Kat and Stans story continued.
I was re-reading my last post on my story and I didn't like something I had written before.
For whatever reason people like me, maybe because I smile and I'm kind to others, stranger's included. I have liked the person I am now for a few years, longer than I have been with Stan. I have my hangups, but who doesn't.
I work in a field where I do things for the elderly. It is sometimes hard physical work, which has taken a toll on my body. My knee's are in bad shape, and I have had trouble with my back for years and now my hips bother me, so there are things I can't do like kneeling. I can no longer kneel for any reason. I am loosing or have lost most of the cartilage in both my knee's which makes for painful days. Heat is the only thing that seems to help, and I take over the counter pain pills when I can't tolerate the pain anymore. The cold this year has really been bad so I hurt all the time, so sometimes I get kind of snappy or bitchy, which ever you prefer. I don't say anything in front of my clients but that doesn't keep me from thinking nasty thoughts sometimes.

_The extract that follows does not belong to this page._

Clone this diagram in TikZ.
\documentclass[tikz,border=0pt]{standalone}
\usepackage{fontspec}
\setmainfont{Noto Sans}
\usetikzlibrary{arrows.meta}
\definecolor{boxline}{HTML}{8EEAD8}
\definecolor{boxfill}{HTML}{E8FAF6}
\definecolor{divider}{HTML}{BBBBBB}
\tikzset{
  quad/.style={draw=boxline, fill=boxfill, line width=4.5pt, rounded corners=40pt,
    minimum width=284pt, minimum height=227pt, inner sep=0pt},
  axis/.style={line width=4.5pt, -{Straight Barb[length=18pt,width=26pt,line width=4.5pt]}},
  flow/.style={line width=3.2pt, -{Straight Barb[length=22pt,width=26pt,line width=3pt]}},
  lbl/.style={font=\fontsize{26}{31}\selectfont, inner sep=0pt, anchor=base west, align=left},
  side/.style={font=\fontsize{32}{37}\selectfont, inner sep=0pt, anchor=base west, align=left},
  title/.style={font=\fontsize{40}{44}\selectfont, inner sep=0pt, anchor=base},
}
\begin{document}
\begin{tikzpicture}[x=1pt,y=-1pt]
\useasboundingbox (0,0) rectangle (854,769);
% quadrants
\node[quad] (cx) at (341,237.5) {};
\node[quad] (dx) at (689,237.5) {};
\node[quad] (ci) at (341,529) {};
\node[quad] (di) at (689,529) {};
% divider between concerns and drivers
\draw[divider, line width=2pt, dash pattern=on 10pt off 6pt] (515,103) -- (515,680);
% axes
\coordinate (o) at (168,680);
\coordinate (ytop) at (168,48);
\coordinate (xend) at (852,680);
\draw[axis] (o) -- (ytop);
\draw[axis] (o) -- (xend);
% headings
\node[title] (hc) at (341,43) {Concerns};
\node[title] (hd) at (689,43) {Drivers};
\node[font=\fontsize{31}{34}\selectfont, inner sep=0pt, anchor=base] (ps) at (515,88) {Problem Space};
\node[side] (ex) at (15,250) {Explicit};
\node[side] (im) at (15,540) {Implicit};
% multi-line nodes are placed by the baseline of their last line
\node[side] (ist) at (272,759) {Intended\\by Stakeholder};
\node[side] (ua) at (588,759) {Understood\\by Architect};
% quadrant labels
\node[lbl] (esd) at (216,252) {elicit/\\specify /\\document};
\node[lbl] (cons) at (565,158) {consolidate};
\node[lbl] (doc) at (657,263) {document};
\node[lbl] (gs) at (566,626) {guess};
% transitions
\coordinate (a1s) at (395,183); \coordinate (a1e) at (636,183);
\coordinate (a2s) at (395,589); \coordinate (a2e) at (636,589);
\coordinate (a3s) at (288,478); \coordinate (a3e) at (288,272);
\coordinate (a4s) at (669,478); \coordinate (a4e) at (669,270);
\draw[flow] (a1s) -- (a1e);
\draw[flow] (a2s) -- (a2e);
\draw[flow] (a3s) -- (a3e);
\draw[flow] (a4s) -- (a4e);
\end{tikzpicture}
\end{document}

I had a lady, (thank god, I still don't have her) that made me clean her house top to bottom twice a week. I called her Mrs. Clean. She lived alone, and her house was never dirty but still I have to mop, vacuum and wash, make the beds, clean the bathrooms twice a week.
Cleaning is not something I do well. I find it almost useless to dust the house. When we first moved here, I tried keeping it up, but I would start in the living room and work back to the back and by the time I got back to the living room their would be a new layer of dust on everything. So I said why bother, so I don't. Thats how I keep house. It's the why bother method that I use most of all.

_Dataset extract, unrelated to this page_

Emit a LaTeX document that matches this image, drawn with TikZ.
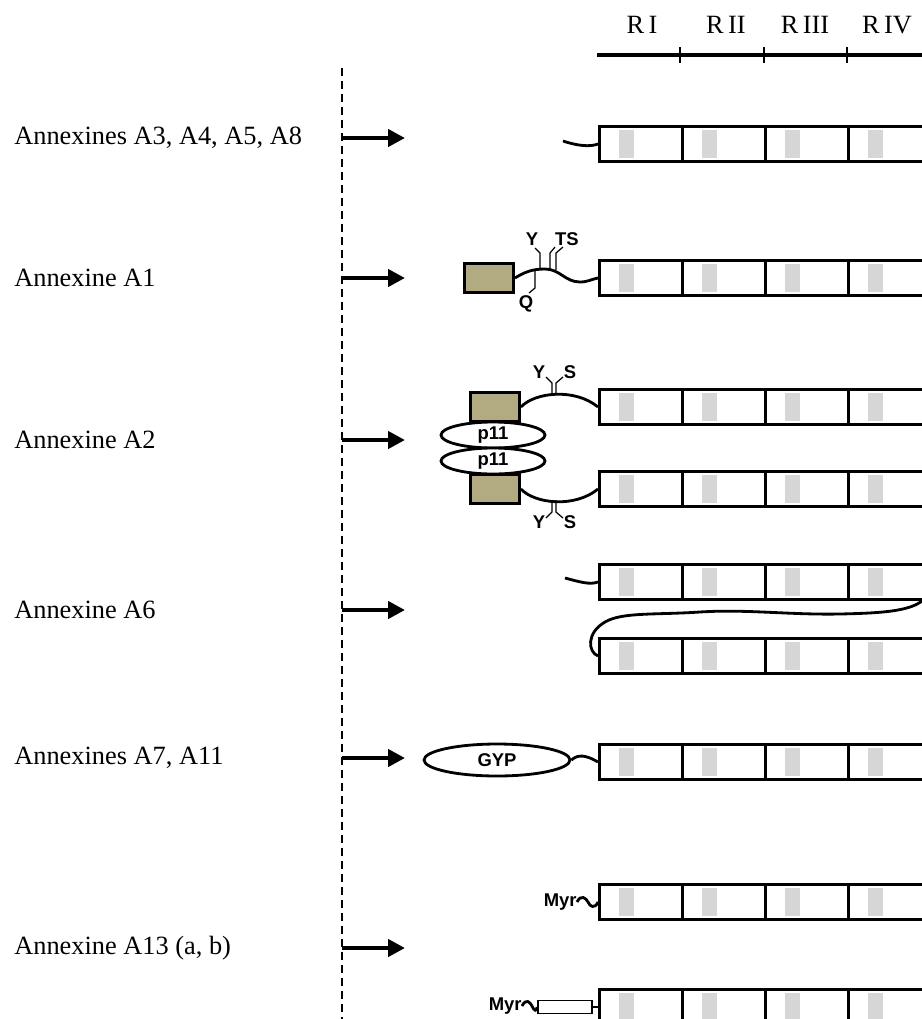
\documentclass[tikz,border=0pt]{standalone}
\usepackage{fontspec}
\setmainfont{Liberation Serif}
\newfontfamily\markfont{Liberation Sans}
\usetikzlibrary{shapes.geometric,arrows.meta}

\definecolor{tanfill}{RGB}{178,170,128}

% four repeats of the annexin core, left edge at x=598
\newcommand{\annrow}[2]{%
  \foreach \k in {0,...,3}{\node[seg] (#1-\k) at ({598+83*\k},#2) {};}}

\begin{document}
\begin{tikzpicture}[x=0.02cm,y=-0.02cm,
 seg/.style={rectangle,draw,line width=1.6pt,minimum width=1.66cm,minimum height=0.7cm,
   inner sep=0pt,anchor=west,
   path picture={\fill[gray!32] ([xshift=0.4cm,yshift=-0.07cm]path picture bounding box.north west)
     rectangle ([xshift=0.7cm,yshift=0.07cm]path picture bounding box.south west);}},
 tail/.style={line width=1.6pt},
 site/.style={line width=0.7pt},
 tagbox/.style={rectangle,draw,fill=tanfill,line width=1.6pt,minimum width=0.98cm,minimum height=0.58cm,inner sep=0pt},
 blob/.style={ellipse,draw,fill=white,line width=1.6pt,inner sep=0pt,font=\markfont\bfseries\fontsize{10.5}{12}\selectfont},
 sitelab/.style={inner sep=0pt,font=\markfont\bfseries\fontsize{10.5}{12}\selectfont},
 rowlab/.style={anchor=west,inner sep=0pt,font=\fontsize{15}{18}\selectfont},
 pointer/.style={line width=2.4pt,-{Triangle[length=0.34cm,width=0.34cm]}}]
\useasboundingbox (0,0) rectangle (922,1019);
\clip (0,0) rectangle (922,1019);

% repeat scale
\draw[line width=2.4pt] (597,55) -- (922,55);
\foreach \x in {680,764,847}{\draw[line width=1.1pt] (\x,47) -- (\x,63);}
\foreach \x/\r in {642/I,726/II,805/III,887/IV}{
  \node[rowlab,anchor=center] (rep\r) at (\x,25) {R\,\r};}

% row labels and arrows
\draw[line width=0.9pt,dash pattern=on 0.16cm off 0.1cm] (342,68) -- (342,1025);
\foreach \y/\txt [count=\i] in {138/{Annexines A3, A4, A5, A8},278/{Annexine A1},
  440/{Annexine A2},610/{Annexine A6},758/{Annexines A7, A11},948/{Annexine A13 (a, b)}}{
  \node[rowlab] (lab\i) at (14,\y) {\txt};
  \coordinate (ar\i-s) at (342,\y);
  \coordinate (ar\i-e) at (405,\y);
  \draw[pointer] (ar\i-s) -- (ar\i-e);
}

% A3, A4, A5, A8
\annrow{r1}{144}
\coordinate (r1-n) at (563,141);
\draw[tail] (r1-n) .. controls (578,146) and (590,147) .. (r1-0.west);

% A1
\annrow{a1}{278}
\node[tagbox] (a1-tag) at (489,278) {};
\draw[tail] (a1-tag.east) .. controls (525,272) and (532,269) .. (545,269)
  .. controls (560,269) and (565,282) .. (580,282)
  .. controls (588,282) and (592,279) .. (a1-0.west);
\draw[site] (540,269) -- (540,253) -- (535,248);
\draw[site] (550,269) -- (550,253) -- (555,247);
\draw[site] (556,270) -- (556,253) -- (563,247);
\draw[site] (535,271) -- (535,288) -- (529,293);
\node[sitelab] (a1-y) at (532,239) {Y};
\node[sitelab] (a1-ts) at (567,239) {TS};
\node[sitelab] (a1-q) at (526,304) {Q};

% A2 (heterotetramer with p11)
\annrow{a2u}{407}
\annrow{a2l}{489}
\node[tagbox] (a2-tagu) at (495,407) {};
\node[tagbox] (a2-tagl) at (495,489) {};
\node[blob,minimum width=2.08cm,minimum height=0.52cm] (a2-p11u) at (493,435) {p11};
\node[blob,minimum width=2.08cm,minimum height=0.52cm] (a2-p11l) at (493,461) {p11};
\draw[tail] (a2-tagu.east) .. controls (535,392) and (575,388) .. (a2u-0.west);
\draw[tail] (a2-tagl.east) .. controls (535,504) and (575,508) .. (a2l-0.west);
\draw[site] (552,395) -- (552,383) -- (546,377);
\draw[site] (556,395) -- (556,383) -- (563,377);
\draw[site] (552,500) -- (552,512) -- (546,518);
\draw[site] (556,500) -- (556,512) -- (563,518);
\node[sitelab] (a2-yu) at (539,372) {Y};
\node[sitelab] (a2-su) at (570,372) {S};
\node[sitelab] (a2-yl) at (539,522) {Y};
\node[sitelab] (a2-sl) at (570,522) {S};

% A6 (two cores joined by a linker)
\annrow{a6u}{582}
\annrow{a6l}{656}
\coordinate (a6-n) at (565,578);
\coordinate (a6-c) at (926,597);
\draw[tail] (a6-n) .. controls (580,582) and (590,585) .. (a6u-0.west);
\draw[tail] (a6-c) .. controls (915,611) and (885,613) .. (840,614)
  .. controls (790,615) and (745,609) .. (700,612)
  .. controls (655,615) and (622,612) .. (605,622)
  .. controls (586,633) and (588,652) .. (a6l-0.west);

% A7, A11
\annrow{a7}{762}
\node[blob,minimum width=2.92cm,minimum height=0.64cm] (a7-gyp) at (497,760) {GYP};
\draw[tail] (a7-gyp.east) .. controls (578,754) and (586,755) .. (a7-0.west);

% A13 (a, b)
\annrow{a13u}{902}
\annrow{a13l}{1007}
\node[sitelab,anchor=east] (a13-myru) at (577,902) {Myr};
\draw[tail] (a13-myru.east) .. controls (581,894) and (586,898) .. (588,902)
  .. controls (590,907) and (595,909) .. (a13u-0.west);
\node[rectangle,draw,line width=1.1pt,minimum width=1.08cm,minimum height=0.26cm,inner sep=0pt]
  (a13-pep) at (565,1007) {};
\node[sitelab,anchor=east] (a13-myrl) at (522,1006) {Myr};
\draw[tail] (a13-myrl.east) .. controls (526,998) and (530,1002) .. (532,1006)
  .. controls (534,1011) and (537,1012) .. (a13-pep.west);
\draw[tail] (a13-pep.east) -- (a13l-0.west);
\end{tikzpicture}
\end{document}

Thank god Stan is not a neat freak or I would be dead. We are 2 peas in a pod where cleaning goes among other things. Stan is a basic man. He hasn't had a t.v.for awhile, instead he listens to the radio. He works at home by writing stories and lyrics to music plus a variety of other things he does to make money.
Me, I work part time. I have a TV and a stereo, and a wood stove for heat. We would find it difficult to live together. I have of course had my 'what if' dreams but in reality I like time to myself, quiet time. I don't just like it, I need it.He needs that also and we certainly couldn't get that in his place. A 2 bedroom duplex.
Stan and I get together twice a week and during the other days talk to each other IMing back and forth. We do an occasional weekend together like the up coming New Years eve Swingers party we are going to.
I spend a lot of down time on my computer and watching tv and reading while Stan is home working on his writing, listening to the radio, or stereo or working out cords for his music lyrics.
And now I have come up against a blank wall, called my brain and I don't know what else to say, so I will sign off.